RTK journalist sacked after publication of email exchange
Church media house terminate employment of former acting editor over publication of long-term correspondence with Opposition leader.
Church media house Media Centre has sacked its former acting editor Sabrina Agius, after copies of her private email conversation with Opposition leader Joseph Muscat were published by Nationalist party media and became the subject of hacking allegations raised by Joseph Muscat in parliament.
Agius, who was already pursuing a complaint against Media Centre in the industrial tribunal, was unavailable for comment.
Muscat has asked the Speaker to investigate the leak of private correspondence between him and a journalist employed with Church radio RTK, claiming the Nationalist media are in possession of a long-term exchange of emails.
Muscat said this was an illegal act of hacking and theft of information. “I am asking you to investigate the actions of the Prime Minister’s party, and the decimation of democracy and liberty in our country,” Muscat said. “There is a parallel secret service investigating the media in a bid to blackmail them. Nobody is going to scare us or stop us from doing our job."

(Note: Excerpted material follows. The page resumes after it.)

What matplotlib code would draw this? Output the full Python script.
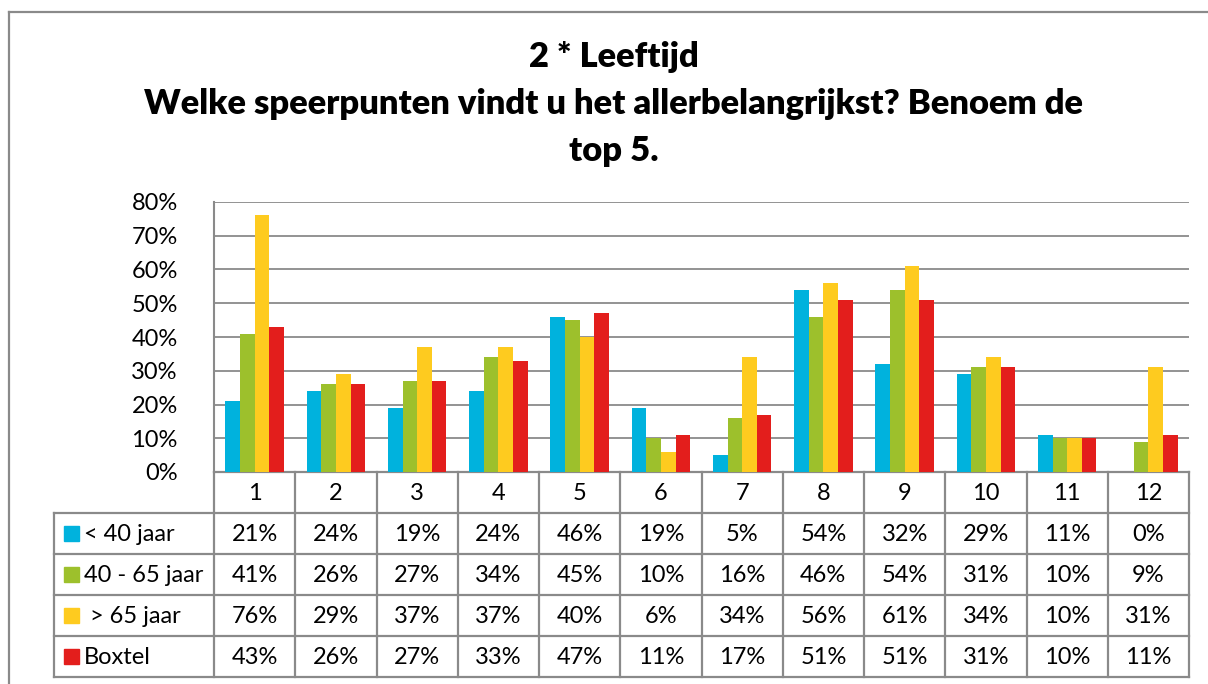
import matplotlib
matplotlib.use('Agg')
import matplotlib.pyplot as plt
import numpy as np

# category numbers and series (percent)
categories = ['1', '2', '3', '4', '5', '6', '7', '8', '9', '10', '11', '12']
series_names = ['< 40 jaar', '40 - 65 jaar', ' > 65 jaar', 'Boxtel']
young = [21, 24, 19, 24, 46, 19, 5, 54, 32, 29, 11, 0]
middle = [41, 26, 27, 34, 45, 10, 16, 46, 54, 31, 10, 9]
old = [76, 29, 37, 37, 40, 6, 34, 56, 61, 34, 10, 31]
boxtel = [43, 26, 27, 33, 47, 11, 17, 51, 51, 31, 10, 11]
yticks = [0, 10, 20, 30, 40, 50, 60, 70, 80]

colors = ['#00b2dd', '#9dc02c', '#fecb1f', '#e31e1c']
grey = '#8a8a8a'

plt.rcParams['font.family'] = ['Lato', 'DejaVu Sans']

W, H = 1208, 684
fig = plt.figure(figsize=(W / 100, H / 100), dpi=100)

# pixel layout
left, right = 214, 1189
top, base = 202, 472
row_h = 41
tab_left = 54

# overlay in pixel coords for frame + table
ov = fig.add_axes([0, 0, 1, 1])
ov.set_xlim(0, W)
ov.set_ylim(H, 0)
ov.axis('off')

ov.plot([9, 9], [12, H], color=grey, lw=1.6)
ov.plot([9, W], [12, 12], color=grey, lw=1.6)

title_lines = ['2 * Leeftijd',
               'Welke speerpunten vindt u het allerbelangrijkst? Benoem de',
               'top 5.']
for i, t in enumerate(title_lines):
    ov.text(614, 57 + 47 * i, t, ha='center', va='center',
            fontsize=24.8, fontweight='heavy')

ax = fig.add_axes([left / W, (H - base) / H, (right - left) / W, (base - top) / H])
ax.set_facecolor('none')
x = np.arange(len(categories))
w = 0.18
data = [young, middle, old, boxtel]
for k, vals in enumerate(data):
    ax.bar(x + (k - 1.5) * w, vals, width=w, color=colors[k], zorder=3)

ax.set_xlim(-0.5, len(categories) - 0.5)
ax.set_ylim(0, 80)
ax.set_yticks(yticks)
ax.set_yticklabels([f'{v}%' for v in yticks], fontsize=17)
ax.tick_params(axis='y', length=0, pad=26)
ax.set_xticks([])
ax.grid(axis='y', color=grey, lw=1.3, zorder=0)
for s in ['top', 'right', 'bottom']:
    ax.spines[s].set_visible(False)
ax.spines['left'].set_color(grey)
ax.spines['left'].set_linewidth(1.5)

# data table under the plot
col_w = (right - left) / len(categories)
n_rows = len(data)
bottom = base + row_h * (n_rows + 1)
lw_t = 1.6
ov.plot([left, right], [base, base], color=grey, lw=lw_t)
for r in range(1, n_rows + 2):
    ov.plot([tab_left, right], [base + r * row_h] * 2, color=grey, lw=lw_t)
ov.plot([tab_left, tab_left], [base + row_h, bottom], color=grey, lw=lw_t)
for c in range(len(categories) + 1):
    xc = left + c * col_w
    ov.plot([xc, xc], [base, bottom], color=grey, lw=lw_t)

for c, cat in enumerate(categories):
    ov.text(left + (c + 0.5) * col_w, base + row_h / 2 + 1, cat,
            ha='center', va='center', fontsize=17)

for r, (name, vals) in enumerate(zip(series_names, data)):
    yc = base + (r + 1.5) * row_h
    ov.add_patch(plt.Rectangle((64, yc - 7.5), 15, 15, color=colors[r]))
    ov.text(84, yc + 1, name, ha='left', va='center', fontsize=17)
    for c, v in enumerate(vals):
        ov.text(left + (c + 0.5) * col_w, yc + 1, f'{v}%',
                ha='center', va='center', fontsize=17)

fig.savefig('out.png', dpi=100)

It is unclear whether the email conversation, between Agius's private gmail account and Muscat's private account were lifted directly from a personal computer or hacked in externally.
The emails show Muscat in a long-term correspondence with RTK journalist Sabrina Agius over various subjects, suggestions for PQs, injustice she says she was facing on her workplace, her criticism of the Labour media, and a discussion over her journalistic career.
Muscat said he suggested he encouraged her to apply for jobs with the Public Broadcasting Services. “The spin from people close to the Prime Minister was that I was seeking to place her into this employment. I never entered into the engagement of termination of employment of this person, but the assertion that I have influence on the Times or PBS is laughable.
“After having failed to spin this allegation by getting the independent media to carry it, a PN journalist asked me today whether I was seeking placements for people in the media,” Muscat said.
Deputy prime minister Tonio Borg denied the allegations. “We have nothing to hide and we have no objection to this investigation.”
The head of Net News Nathaniel Attard has released a 14-page document [READ EMAILS HERE] containing excerpts of the email exchanges between Muscat and Sabrina Agius. The conversations relate to brief exchanges on Labour's delivery of its political message during the divorce referendum, and Agius's own problems on her workplace.
Nathaniel Attard denied procuring the privileged conversations illegally and that the emails were not from the government domain, suggesting that the provenance of the emails could have been from either the Opposition leader’s or Sabrina Agius’s personal systems.
In his statement, Attard said the emails were “of public interest” and threw “a clear light” on how the Opposition leader used Sabrina Agius “for his political ends”. He said the emails were procured “in a way that did not breach the law”.
Sabrina Agius, the former acting editor of Church radio RTK, is currently pursuing an industrial relations claim against her employers, over unfair and discriminatory treatment during a selection process to be appointed editor.
Agius responded to an internal call for applications for editor of RTK and Gensillum online but was not picked for the role. The position was later advertised in an external call for applications, leading to the engagement of former Net News journalist Josianne Camilleri as the new head of news.